社会の課題として、同化圧力で金太郎飴のような人間をつくるのではなく個性のあるとんがった成長を促進したいのならば、同年齢が同学年で教室で学ぶという今のスタイルを、撤廃とまでは行かなくても緩和することが有効であるはずだ。あるいは、教室外でそのような機会を増やせば良い。

【参考】<センター試験>多様な世界の中で、一つの文脈に挑戦すること

バックグランドの異なる人たちと接している時には、個性を発揮するのが一時的に難しくなっておとなしくなる時期がある。これは、外国語修得における「サイレント・ピリオド」と同質の「探っている」期間であろう。

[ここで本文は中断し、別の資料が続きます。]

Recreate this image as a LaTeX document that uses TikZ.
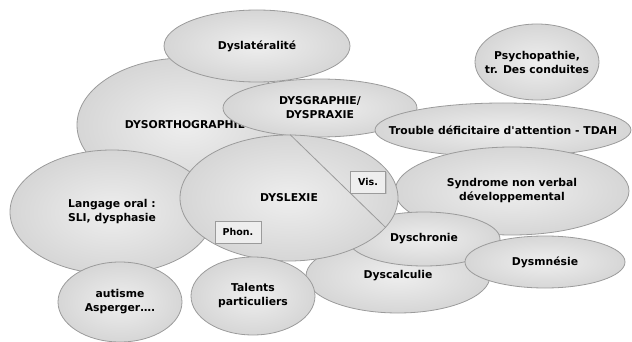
\documentclass[tikz,border=0pt]{standalone}
\usepackage{fontspec}
\setmainfont{DejaVu Sans}
\usetikzlibrary{shapes.geometric,shadows}
\definecolor{blobedge}{RGB}{155, 155, 155}
\definecolor{blobin}{RGB}{238, 238, 238}
\definecolor{blobout}{RGB}{214, 214, 214}
\tikzset{
  blob/.style={
    ellipse,
    inner xsep=-30pt,
    inner ysep=0pt,
    draw=blobedge,
    thick,
    inner color=blobin,
    outer color=blobout,
    font=\bfseries\fontsize{10.8}{14}\selectfont,
    align=center,
  },
  sz/.style 2 args={minimum width=#1pt, minimum height=#2pt},
  tag/.style={
    draw=blobedge,
    fill=blobin,
    font=\bfseries\fontsize{9.5}{11}\selectfont,
    minimum width=46pt,
    minimum height=22pt,
    inner sep=2pt,
    drop shadow={opacity=0.25, shadow xshift=1pt, shadow yshift=-1pt},
  },
}

\begin{document}
\begin{tikzpicture}[x=1pt, y=-1pt]
  \useasboundingbox (0,0) rectangle (632,342);

  % Back row
  \node[blob, sz={216}{134}] (dysortho) at (185,125) {DYSORTHOGRAPHIE};
  \node[blob, sz={194}{58}] (dysgraphie) at (320,108) {DYSGRAPHIE/\\DYSPRAXIE};
  \node[blob, sz={186}{72}] (dyslat) at (257,46) {Dyslatéralité};
  \node[blob, sz={124}{76}] (psycho) at (537,62) {Psychopathie,\\tr. Des conduites};
  \node[blob, sz={256}{54}] (tdah) at (503,130) {Trouble déficitaire d\textquotesingle attention - TDAH};
  \node[blob, sz={234}{88}] (syndrome) at (512,191) {Syndrome non verbal\\développemental};

  % Middle row
  \node[blob, sz={204}{124}] (langage) at (112,212) {Langage oral :\\SLI, dysphasie};
  \node[blob, sz={184}{74}] (dyscalc) at (398,276) {Dyscalculie};
  \node[blob, sz={152}{54}] (dyschron) at (424,239) {Dyschronie};

  % Dyslexia and its two parts
  \node[blob, sz={218}{126}] (dyslexie) at (289,198) {DYSLEXIE};
  \draw[blobedge, thick] (dyslexie.89) -- (dyslexie.-17);
  \node[tag, minimum width=35pt] (vis) at (368,182) {Vis.};
  \node[tag] (phon) at (238,232) {Phon.};

  % Front row
  \node[blob, sz={124}{78}] (talents) at (253,296) {Talents\\particuliers};
  \node[blob, sz={124}{80}] (autisme) at (120,302) {autisme\\Asperger….};
  \node[blob, sz={160}{52}] (dysmnesie) at (545,262) {Dysmnésie};
\end{tikzpicture}
\end{document}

そこをくぐり抜けて初めて発揮できる個性がある。

その意味で、同学年の子どもたちと同化圧力の下集団で動いている子も、異なる年齢の大人たちやバックグラウンドの異なる人たちといっしょにすれば、一時期大人しくなるはずで、そのようなサイレント・ピリオドを経て出てくる個性こそがほんものだということになる。

<オタクの青春>

集団の中で、他の人と違った属性を持っている人に対して、同化圧力は突出したパラメータを平均値の側に戻す方向に働くことが多い。だから、一つの道を極めようとする人は、常に同化圧力を警戒しなければならない。

たとえば、ここに将棋が突出してうまい少年がいたとする。学校では相手になる人がいないとなると、対局する時に、少し手加減するとか、棋譜を諳んじて電光石火なのに、そんなことができないふりをしたりしなければならなくなる。

そういう少年が向かうべきは、将棋がうまい少年たちのクラスターで、それは大会かもしれないし、あるいは奨励会のような組織かもしれない。プロ将棋棋士のところに行くのもいいだろう。そのような場にいくと、同化圧力とは別の圧力がかかるようになる。

ある特定の傾向を持っている人が、もっとやれ、まだそんなものじゃないだろう、上には上がいると、さらにその傾向を増強し、「煽る」ような圧力に接した時の伸びしろは目覚ましい。そのようなクラスターへの移動が、成長のために唯一必要なことである。

ある特定の傾向を持つ人の分布は、空間的に離れているから、学校など、周囲の環境を見渡しても仕方がない。むしろ、遠くの人でも「同好の士」を見つけて、その人との間で切磋琢磨するしかない。将棋のようにある程度それが制度化されていればいいが、そうでなければ、自分で探さなければならない。

学校の中でも、よく注意深く探すと、自分と同じような傾向を持つ人は2、3人はいるはずである。そのようなサーチをして、後はお互いに「まだまだ」「そんなものか」「まだ行けるだろう」と煽り合えば、それは素敵なオタクの青春になるだろう。